Figure scripts

-=-=-

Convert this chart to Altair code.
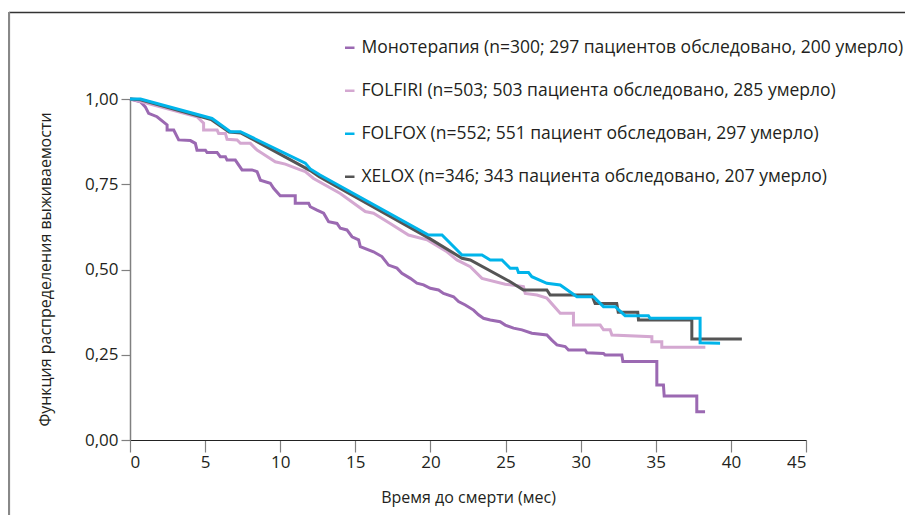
import altair as alt
import pandas as pd

series_labels = [
    "Монотерапия (n=300; 297 пациентов обследовано, 200 умерло)",
    "FOLFIRI (n=503; 503 пациента обследовано, 285 умерло)",
    "FOLFOX (n=552; 551 пациент обследован, 297 умерло)",
    "XELOX (n=346; 343 пациента обследовано, 207 умерло)",
]
series_colors = ["#9b69b2", "#d4a8d1", "#00b4ea", "#555555"]

mono = [(0, 1.0), (0.69, 0.992), (1.02, 0.977), (1.24, 0.958), (1.8, 0.948), (2.47, 0.924),
        (2.47, 0.909), (2.91, 0.909), (3.24, 0.88), (4.02, 0.878), (4.35, 0.87), (4.46, 0.85),
        (5.02, 0.85), (5.13, 0.843), (5.8, 0.843), (6.01, 0.831), (6.35, 0.831), (6.46, 0.821),
        (7.01, 0.821), (7.46, 0.792), (8.12, 0.792), (8.46, 0.787), (8.68, 0.762), (9.34, 0.753),
        (9.56, 0.738), (10.0, 0.716), (11.0, 0.716), (11.0, 0.694), (11.89, 0.694), (12.0, 0.684),
        (12.45, 0.674), (12.89, 0.665), (13.22, 0.64), (13.78, 0.635), (14.0, 0.621), (14.44, 0.616),
        (14.78, 0.596), (15.22, 0.587), (15.33, 0.567), (16.21, 0.552), (16.77, 0.538), (17.21, 0.513),
        (17.77, 0.504), (18.1, 0.489), (18.66, 0.474), (19.1, 0.46), (19.54, 0.455), (19.99, 0.445),
        (20.54, 0.44), (20.87, 0.43), (21.54, 0.42), (21.87, 0.406), (22.32, 0.396), (22.87, 0.381),
        (23.2, 0.367), (23.53, 0.357), (23.98, 0.352), (24.64, 0.347), (24.98, 0.337), (25.53, 0.328),
        (26.09, 0.323), (26.75, 0.313), (27.75, 0.308), (28.08, 0.293), (28.42, 0.279), (28.97, 0.274),
        (29.19, 0.264), (30.3, 0.264), (30.41, 0.256), (31.52, 0.254), (31.63, 0.249), (32.74, 0.249),
        (32.81, 0.23), (35.07, 0.23), (35.07, 0.161), (35.51, 0.161), (35.56, 0.129), (37.73, 0.129),
        (37.73, 0.083), (38.28, 0.083)]

folfiri = [(0, 1.0), (0.1, 1.0), (4.46, 0.948), (4.9, 0.929), (4.9, 0.909), (5.8, 0.909), (5.9, 0.899),
           (6.35, 0.899), (6.46, 0.882), (7.13, 0.88), (7.35, 0.87), (8.01, 0.87), (8.46, 0.85),
           (8.79, 0.841), (9.67, 0.816), (10.34, 0.809), (11.34, 0.792), (11.67, 0.787), (12.22, 0.767),
           (14.0, 0.723), (15.66, 0.67), (16.21, 0.665), (17.32, 0.635), (18.54, 0.601), (19.77, 0.587),
           (21.1, 0.552), (21.76, 0.528), (22.65, 0.508), (23.43, 0.474), (24.98, 0.457), (26.19, 0.45),
           (26.31, 0.43), (27.09, 0.425), (27.75, 0.416), (28.64, 0.372), (29.52, 0.372), (29.52, 0.337),
           (31.3, 0.337), (31.52, 0.323), (31.96, 0.323), (32.08, 0.308), (34.74, 0.303), (34.74, 0.288),
           (35.4, 0.288), (35.4, 0.272), (38.3, 0.272)]

folfox = [(0, 1.0), (0.7, 1.0), (5.46, 0.943), (6.68, 0.904), (7.35, 0.904), (11.67, 0.812),
          (12.0, 0.795), (12.65, 0.777), (19.87, 0.601), (20.77, 0.601), (22.1, 0.5425), (23.43, 0.5425),
          (23.98, 0.528), (24.76, 0.528), (25.31, 0.5035), (25.76, 0.5035), (25.86, 0.491), (26.53, 0.491),
          (26.75, 0.479), (27.75, 0.4595), (28.64, 0.4545), (29.75, 0.42), (30.85, 0.42), (31.52, 0.391),
          (32.3, 0.391), (32.96, 0.3645), (34.51, 0.3645), (34.62, 0.357), (37.95, 0.357), (37.95, 0.285),
          (39.28, 0.284)]

xelox = [(0, 1.0), (0.7, 0.998), (5.4, 0.94), (6.6, 0.903), (7.4, 0.9), (12.0, 0.79), (12.6, 0.772),
         (19.9, 0.592), (22.1, 0.533), (22.65, 0.528), (25.31, 0.464), (26.19, 0.44), (27.75, 0.44),
         (27.97, 0.425), (30.74, 0.425), (30.96, 0.40), (32.4, 0.40), (32.5, 0.375), (33.8, 0.375),
         (33.85, 0.352), (37.4, 0.352), (37.4, 0.296), (40.73, 0.296)]

x_ticks = [0, 5, 10, 15, 20, 25, 30, 35, 40, 45]
y_ticks = [0, 0.25, 0.5, 0.75, 1.0]

rows = []
for label, pts in zip(series_labels, [mono, folfiri, folfox, xelox]):
    for i, (t, s) in enumerate(pts):
        rows.append({"series": label, "t": t, "s": s, "idx": i})
df = pd.DataFrame(rows)

TEXT = "#231f20"
FONT = "Open Sans"

base = alt.Chart(df).mark_line(strokeWidth=3, strokeJoin="miter", strokeCap="butt").encode(
    x=alt.X("t:Q", scale=alt.Scale(domain=[0, 45], nice=False, zero=False),
            axis=alt.Axis(values=x_ticks, title="Время до смерти (мес)", grid=False,
                          domainColor="#222222", domainWidth=1.2, tickColor="#808080",
                          tickWidth=1.2, tickSize=12, labelFontSize=17, labelPadding=2,
                          labelColor=TEXT, labelFont=FONT, titleFont=FONT,
                          titleFontSize=16, titleFontWeight="normal",
                          titleColor=TEXT, titleX=338, titleY=57, titleBaseline="middle")),
    y=alt.Y("s:Q", scale=alt.Scale(domain=[0, 1], nice=False),
            axis=alt.Axis(values=y_ticks, title="Функция распределения выживаемости", grid=False,
                          labelExpr="replace(format(datum.value, '.2f'), '.', ',')",
                          domainColor="#808080", domainWidth=1.5, tickColor="#808080",
                          tickWidth=1.2, tickSize=9, labelFontSize=17, labelPadding=3,
                          labelColor=TEXT, labelFont=FONT, titleFont=FONT,
                          titleFontSize=16, titleFontWeight="normal",
                          titleColor=TEXT, titleX=-85, titleY=170, titleAngle=-90,
                          titleBaseline="middle", titleAlign="center")),
    color=alt.Color("series:N", sort=series_labels,
                    scale=alt.Scale(domain=series_labels, range=series_colors),
                    legend=alt.Legend(orient="none", legendX=211, legendY=-60, title=None,
                                      symbolType="stroke", symbolSize=90, symbolStrokeWidth=2.5,
                                      labelFont=FONT, labelFontSize=17.5, labelColor=TEXT, labelLimit=0,
                                      rowPadding=24, labelOffset=3, padding=0)),
    order=alt.Order("idx:Q"),
)

draw_order = [series_labels[0], series_labels[1], series_labels[3], series_labels[2]]
layers = [base.transform_filter(alt.datum.series == s) for s in draw_order]

frame_df = pd.DataFrame({"a": [0]})
top_line = alt.Chart(frame_df).mark_rule(color="#333333", strokeWidth=1.5).encode(
    x=alt.value(-121), x2=alt.value(776), y=alt.value(-86.5))
left_line = alt.Chart(frame_df).mark_rule(color="#888888", strokeWidth=2.2).encode(
    x=alt.value(-121), y=alt.value(-87), y2=alt.value(420))

chart = alt.layer(top_line, left_line, *layers).properties(
    width=676, height=341,
    padding={"left": 122, "top": 91, "right": 99, "bottom": 75},
    autosize=alt.AutoSizeParams(type="none"),
).configure(font=FONT).configure_view(stroke=None)

chart.save("out.html", embed_options={"renderer": "svg", "actions": False})
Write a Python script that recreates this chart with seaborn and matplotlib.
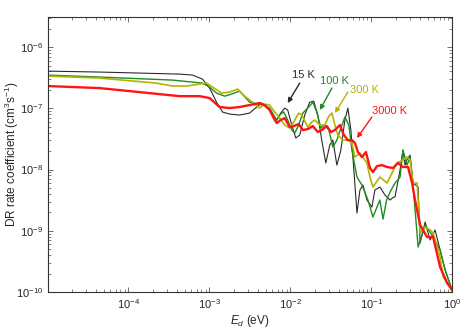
import numpy as np
import pandas as pd
import matplotlib
matplotlib.use("Agg")
import matplotlib.pyplot as plt
import matplotlib.ticker as mticker
import seaborn as sns

# ---- data ----
E_15 = [1.0e-5, 4.4e-5, 4.28e-4, 6.21e-4, 8.24e-4, 1.01e-3, 1.23e-3, 1.46e-3, 1.78e-3, 2.37e-3,
        3.15e-3, 3.85e-3, 4.44e-3, 5.26e-3, 6.07e-3, 6.81e-3, 7.62e-3, 8.55e-3, 9.31e-3, 1.045e-2,
        1.17e-2, 1.31e-2, 1.51e-2, 1.74e-2, 1.95e-2, 2.19e-2, 2.45e-2, 2.75e-2, 3.08e-2, 3.36e-2,
        3.77e-2, 4.22e-2, 4.73e-2, 5.15e-2, 5.61e-2, 6.11e-2, 6.67e-2, 7.26e-2, 7.91e-2, 8.86e-2,
        0.102, 0.111, 0.128, 0.148, 0.171, 0.186, 0.197, 0.227, 0.247, 0.262,
        0.277, 0.302, 0.329, 0.380, 0.402, 0.464, 0.534, 0.616, 0.710, 0.819,
        0.945, 1.0]
R_15 = [4.05e-7, 3.91e-7, 3.62e-7, 3.49e-7, 3.0e-7, 2.14e-7, 1.26e-7, 8.69e-8, 8.06e-8, 7.76e-8,
        8.37e-8, 1.05e-7, 1.22e-7, 1.05e-7, 7.76e-8, 6.43e-8, 8.37e-8, 1.01e-7, 9.36e-8, 5.33e-8,
        3.27e-8, 3.66e-8, 7.76e-8, 1.26e-7, 1.31e-7, 7.76e-8, 3.03e-8, 1.28e-8, 2.51e-8, 3.03e-8,
        1.18e-8, 2.08e-8, 6.43e-8, 1.01e-7, 4.42e-8, 9.81e-9, 1.95e-9, 4.63e-9, 5.59e-9, 3.18e-9,
        2.44e-9, 4.63e-9, 5.18e-9, 3.84e-9, 3.18e-9, 3.5e-9, 3.6e-9, 9.81e-9, 2.08e-8, 1.18e-8,
        1.45e-8, 1.72e-8, 6.03e-9, 5.18e-9, 6.31e-10, 1.39e-9, 7.07e-10, 1.03e-9, 4.85e-10, 2.29e-10,
        1.30e-10, 1.0e-10]

E_100 = [1.0e-5, 4.4e-5, 3.51e-4, 6.21e-4, 8.24e-4, 1.01e-3, 1.23e-3, 1.55e-3, 1.89e-3, 2.37e-3,
         3.15e-3, 4.56e-3, 5.57e-3, 6.25e-3, 6.81e-3, 7.62e-3, 8.31e-3, 9.31e-3, 1.045e-2, 1.14e-2,
         1.27e-2, 1.43e-2, 1.65e-2, 1.90e-2, 2.13e-2, 2.39e-2, 2.67e-2, 3.00e-2, 3.36e-2, 3.77e-2,
         4.22e-2, 4.73e-2, 5.30e-2, 5.78e-2, 6.67e-2, 7.68e-2, 9.12e-2, 0.105, 0.128, 0.140,
         0.155, 0.171, 0.197, 0.227, 0.247, 0.277, 0.302, 0.329, 0.380, 0.464,
         0.565, 0.710, 0.819, 1.0]
R_100 = [3.49e-7, 3.24e-7, 2.89e-7, 2.68e-7, 2.58e-7, 2.22e-7, 1.77e-7, 1.58e-7, 1.71e-7, 1.91e-7,
         1.26e-7, 1.13e-7, 1.01e-7, 7.76e-8, 6.43e-8, 8.06e-8, 8.69e-8, 6.43e-8, 4.42e-8, 3.95e-8,
         5.33e-8, 8.37e-8, 1.01e-7, 1.26e-7, 8.69e-8, 4.76e-8, 5.33e-8, 4.42e-8, 2.33e-8, 3.03e-8,
         4.76e-8, 7.20e-8, 5.33e-8, 2.08e-8, 7.55e-9, 5.59e-9, 3.18e-9, 1.68e-9, 3.18e-9, 1.55e-9,
         3.18e-9, 4.3e-9, 6.03e-9, 7.5e-9, 2.08e-8, 1.18e-8, 1.60e-8, 5.5e-9, 5.43e-10, 1.24e-9,
         8.52e-10, 4.85e-10, 2.29e-10, 1.08e-10]

E_300 = [1.0e-5, 4.4e-5, 2.22e-4, 3.51e-4, 5.22e-4, 7.57e-4, 9.25e-4, 1.10e-3, 1.42e-3, 1.78e-3,
         2.24e-3, 2.74e-3, 4.19e-3, 4.83e-3, 5.57e-3, 6.43e-3, 7.41e-3, 8.55e-3, 9.86e-3, 1.14e-2,
         1.27e-2, 1.39e-2, 1.65e-2, 1.85e-2, 2.01e-2, 2.32e-2, 2.67e-2, 3.00e-2, 3.27e-2, 3.56e-2,
         3.87e-2, 4.47e-2, 5.15e-2, 5.78e-2, 6.30e-2, 7.26e-2, 8.86e-2, 9.66e-2, 0.105, 0.128,
         0.157, 0.208, 0.247, 0.277, 0.302, 0.329, 0.369, 0.402, 0.464, 0.534,
         0.582, 0.710, 0.774, 0.945, 1.0]
R_300 = [3.36e-7, 3.12e-7, 2.58e-7, 2.31e-7, 2.31e-7, 2.49e-7, 2.58e-7, 2.22e-7, 1.77e-7, 1.84e-7,
         2.06e-7, 1.58e-7, 1.01e-7, 1.17e-7, 1.13e-7, 8.69e-8, 6.93e-8, 5.33e-8, 4.76e-8, 6.43e-8,
         8.37e-8, 7.76e-8, 4.94e-8, 5.97e-8, 6.43e-8, 5.33e-8, 5.33e-8, 7.47e-8, 8.37e-8, 5.33e-8,
         3.66e-8, 3.03e-8, 3.03e-8, 2.71e-8, 1.60e-8, 1.86e-8, 1.28e-8, 7.55e-9, 5.18e-9, 7.55e-9,
         6.03e-9, 1.28e-8, 1.43e-8, 1.60e-8, 1.43e-8, 6.03e-9, 6.03e-9, 9.18e-10, 1.15e-9, 1.03e-9,
         9.18e-10, 3.73e-10, 1.76e-10, 1.21e-10, 1.0e-10]

E_3000 = [1.0e-5, 4.4e-5, 1.37e-4, 4.28e-4, 7.57e-4, 1.01e-3, 1.34e-3, 1.78e-3, 2.37e-3, 3.15e-3,
          4.19e-3, 4.83e-3, 5.57e-3, 6.25e-3, 6.81e-3, 7.62e-3, 8.55e-3, 9.86e-3, 1.10e-2, 1.27e-2,
          1.43e-2, 1.65e-2, 1.90e-2, 2.19e-2, 2.45e-2, 2.83e-2, 3.17e-2, 3.56e-2, 4.10e-2, 4.60e-2,
          5.15e-2, 5.78e-2, 6.30e-2, 6.86e-2, 7.68e-2, 8.61e-2, 9.66e-2, 0.105, 0.118, 0.136,
          0.157, 0.186, 0.214, 0.247, 0.285, 0.320, 0.348, 0.402, 0.490, 0.582,
          0.710, 0.867, 1.0]
R_3000 = [2.31e-7, 2.14e-7, 1.84e-7, 1.58e-7, 1.58e-7, 1.47e-7, 1.05e-7, 1.01e-7, 1.05e-7, 1.13e-7,
          1.22e-7, 1.13e-7, 9.36e-8, 6.93e-8, 5.75e-8, 6.43e-8, 6.93e-8, 4.94e-8, 5.13e-8, 5.53e-8,
          4.42e-8, 4.58e-8, 5.13e-8, 4.10e-8, 4.42e-8, 5.13e-8, 4.10e-8, 4.42e-8, 5.33e-8, 3.66e-8,
          3.03e-8, 3.03e-8, 2.71e-8, 1.93e-8, 1.60e-8, 1.93e-8, 1.06e-8, 9.1e-9, 1.14e-8, 1.18e-8,
          1.10e-8, 1.06e-8, 1.28e-8, 1.10e-8, 1.10e-8, 6.03e-9, 3.18e-9, 1.24e-9, 7.91e-10, 7.91e-10,
          2.56e-10, 1.40e-10, 1.08e-10]

labels = ["15 K", "100 K", "300 K", "3000 K"]
x_major = [1e-4, 1e-3, 1e-2, 1e-1, 1.0]
y_major = [1e-10, 1e-9, 1e-8, 1e-7, 1e-6]

series = {"15 K": (E_15, R_15), "100 K": (E_100, R_100),
          "300 K": (E_300, R_300), "3000 K": (E_3000, R_3000)}

frames = []
for lab in labels:
    e, r = series[lab]
    frames.append(pd.DataFrame({"E": e, "rate": r, "T": lab}))
df = pd.concat(frames, ignore_index=True)

colors = {"15 K": "#2a2a2a", "100 K": "#1e8c1e", "300 K": "#b4b400", "3000 K": "#ff1414"}
widths = {"15 K": 0.8, "100 K": 1.0, "300 K": 1.2, "3000 K": 1.7}

sns.set_style("ticks")
plt.rcParams["font.family"] = ["Liberation Sans", "DejaVu Sans"]
plt.rcParams["mathtext.fontset"] = "custom"
plt.rcParams["mathtext.rm"] = "Liberation Sans"
plt.rcParams["mathtext.it"] = "Liberation Sans:italic"

fig = plt.figure(figsize=(4.71, 3.33), dpi=100)
ax = fig.add_axes([0.102, 0.123, 0.858, 0.826])

for lab in labels:
    sub = df[df["T"] == lab]
    sns.lineplot(data=sub, x="E", y="rate", ax=ax, color=colors[lab],
                 linewidth=widths[lab], sort=False, estimator=None, legend=False)

ax.set_xscale("log")
ax.set_yscale("log")
xmin, xmax, ymin, ymax = 1.02e-5, 1.0, 1e-10, 3.1e-6
ax.set_xlim(xmin, xmax)
ax.set_ylim(ymin, ymax)

x_minor = [m * 10.0 ** k for k in range(-5, 0) for m in range(2, 10) if xmin < m * 10.0 ** k < xmax]
y_minor = [m * 10.0 ** k for k in range(-10, -5) for m in range(2, 10) if ymin < m * 10.0 ** k < ymax]
ax.xaxis.set_major_locator(mticker.FixedLocator(x_major))
ax.xaxis.set_minor_locator(mticker.FixedLocator(x_minor))
ax.yaxis.set_major_locator(mticker.FixedLocator(y_major))
ax.yaxis.set_minor_locator(mticker.FixedLocator(y_minor))
ax.xaxis.set_major_formatter(mticker.LogFormatterSciNotation())
ax.yaxis.set_major_formatter(mticker.LogFormatterSciNotation())
ax.xaxis.set_minor_formatter(mticker.NullFormatter())
ax.yaxis.set_minor_formatter(mticker.NullFormatter())

ax.tick_params(which="both", direction="in", top=True, right=True, labelsize=8, color="#555555")
ax.tick_params(which="major", length=3.5, width=0.6)
ax.tick_params(which="minor", length=2, width=0.5)
for s in ax.spines.values():
    s.set_linewidth(0.8)
    s.set_color("#333333")

ax.set_xlabel(r"$\mathit{E_d}$ (eV)", fontsize=8.5)
ax.set_ylabel(r"DR rate coefficient (cm$^{3}$s$^{-1}$)", fontsize=8.5)
ax.xaxis.set_label_coords(0.5, -0.075)
ax.yaxis.set_label_coords(-0.066, 0.5)

ann = [
    ("15 K", (1.47e-2, 3.49e-7), (1.31e-2, 2.58e-7), (9.3e-3, 1.22e-7)),
    ("100 K", (3.56e-2, 2.80e-7), (3.27e-2, 2.14e-7), (2.32e-2, 9.36e-8)),
    ("300 K", (8.37e-2, 1.99e-7), (5.15e-2, 1.84e-7), (3.56e-2, 8.37e-8)),
    ("3000 K", (0.171, 9.0e-8), (0.102, 7.2e-8), (6.67e-2, 3.27e-8)),
]
for lab, tpos, tail, head in ann:
    ax.text(tpos[0], tpos[1], lab, color=colors[lab], fontsize=8, ha="center", va="center")
    ax.annotate("", xy=head, xytext=tail,
                arrowprops=dict(arrowstyle="-|>", color=colors[lab], lw=1.0,
                                mutation_scale=7, shrinkA=0, shrinkB=0))

fig.savefig("out.png", dpi=100)
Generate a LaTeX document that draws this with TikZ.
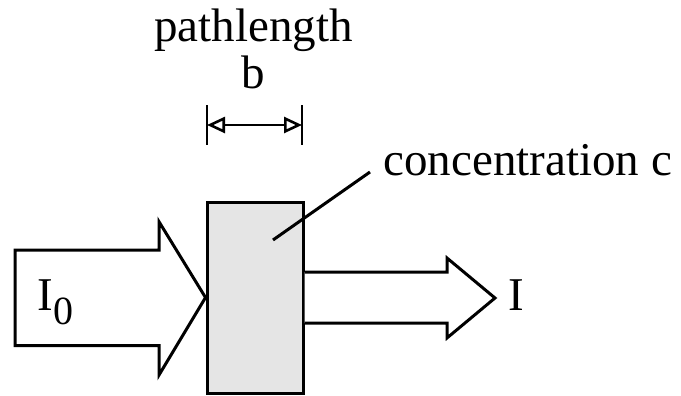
\documentclass[tikz,border=0pt]{standalone}
\usepackage{fontspec}
\setmainfont{Liberation Serif}
\usepackage{tikz}
\usetikzlibrary{positioning}
\usetikzlibrary{arrows.meta}
\definecolor{cellgray}{HTML}{E5E5E5}
\newcommand{\lbl}{\fontsize{23.5pt}{28pt}\selectfont}

\begin{document}
\begin{tikzpicture}[x=0.5pt,y=-0.5pt,line width=1.5pt,line join=miter,
    beam/.style={draw=black,fill=white},
    dimline/.style={line width=1.3pt,{Triangle[open,length=9pt,width=8pt]}-{Triangle[open,length=9pt,width=8pt]}},
    txt/.style={inner sep=0pt,font=\lbl}]
  \useasboundingbox (0,0) rectangle (681,396);
  % sample cell
  \node[draw,fill=cellgray,minimum width=48pt,minimum height=95.5pt,inner sep=0pt] (cell) at (255,297.5) {};
  % incident beam
  \draw[beam] (15,250) -- (159,250) -- (159,221.7) -- (cell.west) -- (159,375) -- (159,345.7) -- (15,345.7) -- cycle;
  \node[txt,anchor=base west] (Izero) at (36,310) {I\raisebox{-7pt}{\fontsize{20pt}{20pt}\selectfont 0}};
  % transmitted beam
  \draw[beam] (cell.east |- 0,272) -- (447,272) -- (447,258) -- (495,298) -- (447,338) -- (447,323) -- (cell.east |- 0,323);
  \node[txt,anchor=base west] (Iout) at (507,310) {I};
  % path length
  \coordinate (bL) at (207,125);
  \coordinate (bR) at (302,125);
  \draw[line width=1.3pt] ([yshift=10pt]bL) -- ([yshift=-10pt]bL);
  \draw[line width=1.3pt] ([yshift=10pt]bR) -- ([yshift=-10pt]bR);
  \draw[dimline] (bL) -- (bR);
  \node[txt,anchor=base] (plen) at (253.5,41) {pathlength};
  \node[txt,anchor=base] (bsym) at (253,88) {b};
  % concentration
  \node[txt,anchor=base west] (conc) at (382,175) {concentration c};
  \coordinate (inside) at (273,240);
  \draw (inside) -- ([xshift=-6pt,yshift=1.5pt]conc.base west);
\end{tikzpicture}
\end{document}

-=-=-

EXERCISE GOAL => Look through the entries above and count each line holding "that"; report the count alone.

TASK OUTPUT => 2